Rei Tang

We can find a mix of leadership styles across the US government, but many of the star leaders we have today, especially in the military and in other operationally-minded places, have adopted a flat approach to organizing their staffs. If you read any of the profiles of Gen. McChrystal when he was appointed Commander, ISAF, there are several mentions of his preference for a small, flat staff. We have quite a few highly effective small groups closely associated with a particular senior leader, and they will often provide a lot of value to whatever they are working on.

You also hear McChrystal and Petraeus talk a lot about letting the troops in the field take the initiative and learn. In Linda Robinson's book Tell Me How This Ends, there are several examples where Petreaus meets with captains and lieutenants for a run or a briefing and he tells that they are empowered to do what they think is best, despite the military bureaucracy. He knows they understand how to fight the war in Iraq better than many people in Washington, because they've learned so many lessons by being there, and they use places like http://companycommand.army.mil/ to spread the knowledge.

Unfortunately, we haven't seen whole organizations and departments adopt flatter approaches to managing their people.
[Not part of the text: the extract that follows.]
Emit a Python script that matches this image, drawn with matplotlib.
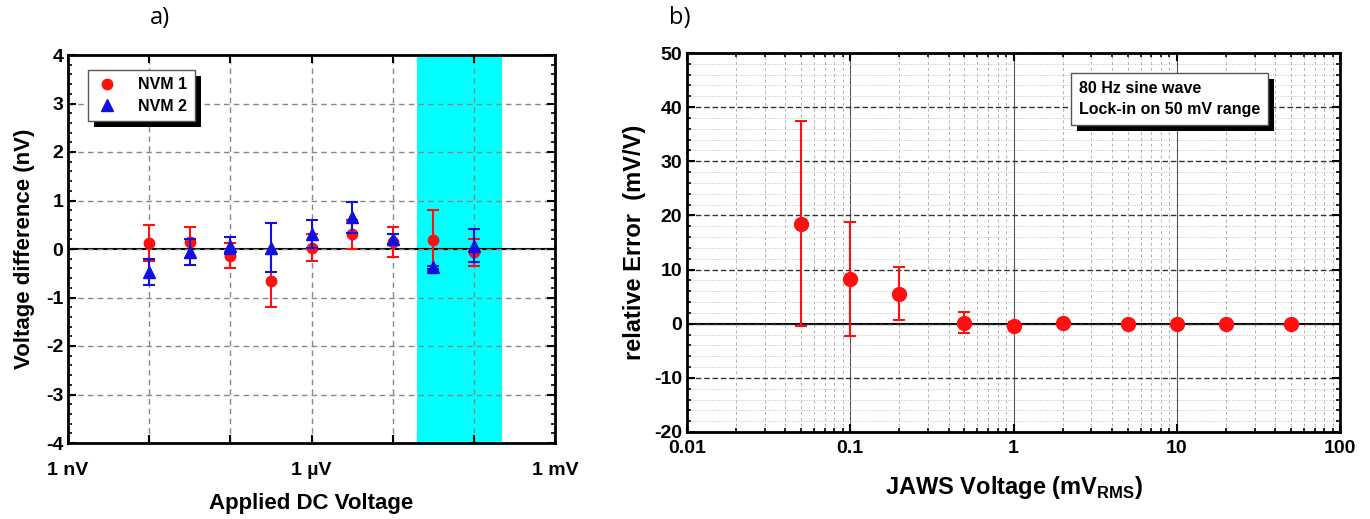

It's very hard to break the boundaries between policy offices. Richard Holbrooke has put together an interesting group of people in the form of an interagency team, but it's hard to tell how they fit into the whole Afghanistan (and some will say Afpak) issue, given the plethora of players surrounding it. But if you can find information about how it is managed, you'll find that it's a small and flat team with people from across the US government.

In terms of using social technology, I think ODNI and CIA have probably gone the furthest, with A-space and Intellipedia, thanks to the leadership of Mike McConnell, Michael Hayden, and Dennis Blair. The initiative to use social technology in the intel world came from a guy named Michael Wertheimer: http://tinyurl.com/yd822pa. However, as we saw with the Christmas bombing attempt, there is still a lot of work to do.

Basically, people are stepping out of the box, but just barely. Where they do, it's very encouraging though. I think that's what you'll find in your examples.